For some, it’s an easy judgment to make. Lisa Johnson worked at the Ritz-Carlton in New Orleans, which laid off most of its employees in the days following the hurricane. She then found herself defrauded out of thousands of dollars in government compensation. “In New Orleans, there is nothing,” she says, “but everybody gonna promise you everything.”

The difficulty, as Shane Carmichael puts it, is “humanity.” Not everyone wants to let go of their past. Tents are popping up in the Lower Ninth Ward in areas that won’t be rebuilt for years—in places where rats probably outnumber humans one hundred to one. There’s nowhere else to go, someone told me when I visited. They’d rather stick with the devil they know than the devil they don’t. Or, as fourteen-year-old Brandon Grant put it back in Canadaville: “I hate it when I’m there, but I miss it when I’m here.”

“The average twenty-five-year-old from New Orleans can’t live in no country like this here,” says Mike Thomas, gesturing around Canadaville. “He never would get adjusted to the quiet, because he used to goin’ somewhere: to the mall, get pizza, Burger King, McDonalds—ain’t got that here. So they can’t stay.” Thomas shrugs his shoulders and shakes his head. “Ain’t nothin’ to do.”

He looks out across the horizon of sugarcane fields. “If they levees hold up, then I may go back because that’s where you make the money.”

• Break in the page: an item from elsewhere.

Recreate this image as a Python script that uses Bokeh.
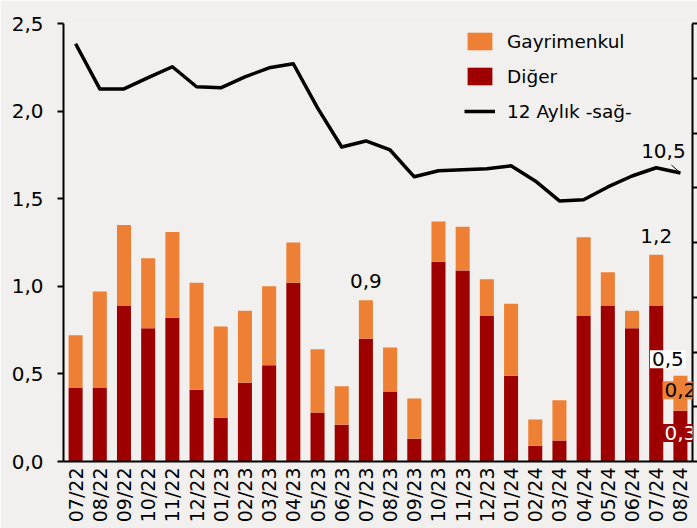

Canadaville, ultimately, is just an option. It offers the believer something fixed and dependable—a rare commodity when dealing with the birth of one community and the unacknowledged death of another. During the past year, the residents of Canadaville saw their homes disappear amid the collapse of their city and the system that brought a modicum of order to their lives. And no matter how corrupt and decayed that system may have been, it provided rules to a game they played and understood. Now, through some combination of luck and goodwill, they find themselves faced with an entirely new system with its own set of well-crafted rules and guarantees. For now, the only thing to do is negotiate the sacrifices necessary to shed those monikers of displacement—evacuee, survivor, victim—and call some place home.